The approximate annual retirement benefit at various earnings levels and years
of service classifications are set forth in the table below.
PENSION PLAN TABLE
Earnings credited
for
retirement benefits Years of Service
10 15 20 25 30 35
------- ------- ------- ------- ------- -------
$100,000 $17,932 $26,898 $35,864 $44,830 $53,795 $62,761
$125,000 $22,932 $34,398 $45,864 $57,330 $68,795 $80,261
$150,000 $27,932 $41,898 $55,864 $69,830 $83,795 $97,761
Under the Plan, benefits are calculated for each participant on two separate
bases. With respect to any years of service prior to January 1, 1982, benefits
are based on the participant's average monthly earnings during the period from
January 1, 1977 to December 31, 1981. With respect to years of service
beginning January 1, 1982, benefits for each participant will be determined
annually based on the individual's actual earnings, and the annual amounts as
<PAGE>
calculated will be aggregated. The average of the yearly amounts computed as
set forth above constitute the earnings credited for retirement benefits.
Earnings covered by the Plan include salaries and bonus as referenced in the
Summary Compensation Table. Plan benefits to any individual were limited to
a maximum of $120,000 in 1995. The maximum annual income that can be taken
into account in the calculation of pension benefits is $150,000. This maximum
will be indexed for inflation beginning in 1996. The normal form of benefit
payment as calculated is a straight life annuity; however, joint and survivor
options are available. A participant is not entitled to any pension benefit
under the Plan until five years of credited service has been reached, at
which point a participant becomes fully vested. The named executive officers
have the following credited service under the Plan: Mr. Schneider, two years
and seven months; Mr. Boender, two years and five months; Mr. Monsma, one year
and five months; Mr. Haynes, one year and five months; and Mr. Waters, 17
years.
The Plan benefits are subject to offset by federal social security benefits
so that the level of Plan benefits will vary depending upon the participant's
covered compensation for social security benefit purposes as determined annually
by the Social Security Administration. For purposes of the table, it is assumed
that each participant's earnings are the same for all years of employment and
each participant had ten years of credited service prior to January 1, 1996.

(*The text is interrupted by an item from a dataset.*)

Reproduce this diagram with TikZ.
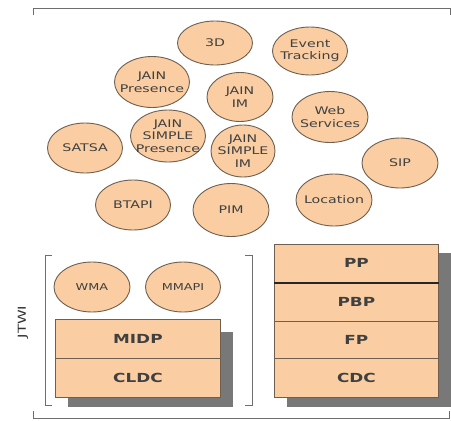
\documentclass[tikz,border=0pt]{standalone}
\usepackage{fontspec}
\setmainfont{DejaVu Sans}
\newfontfamily\widesans[FakeStretch=1.35]{DejaVu Sans}
\usetikzlibrary{shapes.geometric}
\definecolor{peach}{RGB}{250,206,162}
\definecolor{edge}{RGB}{110,95,80}
\definecolor{shade}{RGB}{120,120,120}
\definecolor{brk}{RGB}{110,110,110}
\tikzset{
  api/.style={ellipse, draw=edge, line width=0.9pt, fill=peach, inner sep=0pt,
    minimum width=#1, minimum height=50pt},
  api/.default=75pt,
  apitext/.style={align=center, inner sep=0pt,
    font=\widesans\fontsize{10.5}{12.5}\selectfont, text=black!75},
  layer/.style={rectangle, draw=edge, line width=0.8pt, fill=peach, inner sep=0pt,
    minimum width=165pt, font=\widesans\bfseries\fontsize{12.5}{13}\selectfont, text=black!75},
  shadowbox/.style={fill=shade, draw=none},
  bracketline/.style={draw=brk, line width=0.9pt}
}
\begin{document}
\begin{tikzpicture}[x=1pt,y=-1pt]
\useasboundingbox (0,0) rectangle (451,421);
\fill[white] (0,0) rectangle (451,421);
% outer bracket
\draw[bracketline] (33,15) -- (33,8) -- (450,8) -- (450,15);
\draw[bracketline] (33,411) -- (33,418) -- (449,418) -- (449,411);
% ellipses
\node[api, minimum height=44pt, label={[apitext]center:3D}] (threed) at (215,43) {};
\node[api, minimum height=48pt, label={[apitext]center:Event\\Tracking}] (event) at (310,51) {};
\node[api, minimum height=51pt, label={[apitext]center:JAIN\\Presence}] (jpres) at (152,82) {};
\node[api=66pt, minimum height=49pt, label={[apitext]center:JAIN\\IM}] (jim) at (240,97) {};
\node[api=76pt, minimum height=51pt, label={[apitext]center:Web\\Services}] (web) at (330,117) {};
\node[api, minimum height=52pt, label={[apitext]center:JAIN\\SIMPLE\\Presence}] (jspres) at (168,136) {};
\node[api, label={[apitext]center:SATSA}] (satsa) at (85,148) {};
\node[api=64pt, minimum height=52pt, label={[apitext]center:JAIN\\SIMPLE\\IM}] (jsim) at (243,151) {};
\node[api=76pt, label={[apitext]center:SIP}] (sip) at (400,163) {};
\node[api, label={[apitext]center:BTAPI}] (btapi) at (133,205) {};
\node[api=76pt, minimum height=53pt, label={[apitext]center:PIM}] (pim) at (231,210) {};
\node[api=76pt, minimum height=52pt, label={[apitext]center:Location}] (loc) at (334,200) {};
% JTWI group
\draw[bracketline] (52,255) -- (45,255) -- (45,405) -- (52,405);
\draw[bracketline] (245,255) -- (252,255) -- (252,405) -- (245,405);
\node[rotate=90, font=\widesans\fontsize{11}{11}\selectfont, text=black!80] (jtwi) at (23,322) {JTWI};
\node[api=76pt, minimum height=50pt, label={[apitext, font=\widesans\fontsize{9.5}{10}\selectfont]center:WMA}] (wma) at (92,287) {};
\node[api=75pt, minimum height=50pt, label={[apitext, font=\widesans\fontsize{9.5}{10}\selectfont]center:MMAPI}] (mmapi) at (183,287) {};
\fill[shadowbox] (68,332) rectangle (233,407);
\node[layer, minimum height=39pt, anchor=north west] (midp) at (55,319) {MIDP};
\node[layer, minimum height=39pt, anchor=north west] (cldc) at (55,358) {CLDC};
% right stack
\fill[shadowbox] (287,253) rectangle (451,407);
\node[layer, minimum width=164pt, minimum height=38pt, anchor=north west] (pp) at (274,244) {PP};
\node[layer, minimum width=164pt, minimum height=39pt, anchor=north west] (pbp) at (274,282) {PBP};
\node[layer, minimum width=164pt, minimum height=37pt, anchor=north west] (fp) at (274,321) {FP};
\node[layer, minimum width=164pt, minimum height=39pt, anchor=north west] (cdc) at (274,358) {CDC};
\draw[black!85, line width=1.4pt] (pp.south west) -- (pp.south east);
\end{tikzpicture}
\end{document}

Effective January 1, 1996, the method of calculating the benefits under the
Plan will be changed, but the change is not expected to materially increase the
cost of the Plan to the Company or significantly impact the benefits of
participants.
Compensation Agreements
On March 31, 1993 the Company and Steven L. Schneider entered into an
employment agreement which was subsequently amended and restated on
July 28, 1995 (the "Agreement") providing for his employment as President
and Chief Executive Officer for a three-year term commencing on May 24, 1993
(the "Commencement Date"). After the initial term, the Agreement will be
automatically extended for an additional year on each anniversary date unless
either party gives written notice of termination at least 90 days prior to an
anniversary date. The Agreement provides for a base salary of $190,000 per
year, subject to review and adjustment by the Board of Directors or the
Compensation Committee. The initial Agreement also provided for the grant of
options to purchase an aggregate of 175,000 shares of the Common Stock described
in more detail below. In the event of Mr. Schneider's death, disability or
resignation or discharge by the Company other than a termination without
cause (as described below), the Company will pay him all accrued obligations
including his base salary through the date of termination, the amount of any
accrued bonus and incentive, deferred or other cash compensation, and all
accrued benefits under the Company's retirement, incentive and other benefit
plans. In the event of a termination without cause, he is entitled to
receive the product of two times the highest base salary during the term of
the Agreement; a pro rata incentive bonus equal to the full target award for
the then current fiscal year; all accrued benefits under the Company's
retirement and other benefit plans; and, for a period of two years, the Company
shall arrange to provide insurance coverage generally provided for other
Company executives or until such time as Mr. Schneider is provided with
substantially equivalent benefits by another employer. For this purpose, a
termination without cause includes a discharge by the Company without cause or
a resignation by Mr. Schneider within one year after a substantial reduction of
Mr. Schneider's compensation or duties, the giving of notice by the Company that
it elects not to extend the Agreement or a failure by the Company to cause a
successor to assume the Company's obligations under the Agreement. The
Agreement provides that the Company will indemnify Mr. Schneider to the fullest
extent permitted by law, against claims relating to his service as a director,
officer or employee of the Company of any other enterprise for which he acts in
such capacity, at the Company's request. Mr. Schneider has agreed that while
employed by the Company and for a period of two years following his resignation
or discharge for cause he will not directly or indirectly work for or
participate in the activities of any firm engaged in the manufacture or sale of
products competing with the Company.
On March 31, 1993 the Company and Mr. Schneider entered into a Stock Option
Agreement pursuant to which the Company granted to Mr. Schneider nonstatutory
stock options to purchase an aggregate of 175,000 shares of the Common Stock;
100,000 shares effective as of the Commencement Date at an exercise price of
$2.50 per share (the "1993 Options") and 75,000 shares effective as of
May 24, 1994 at an exercise price of $3.00 per share (the "1994 Options").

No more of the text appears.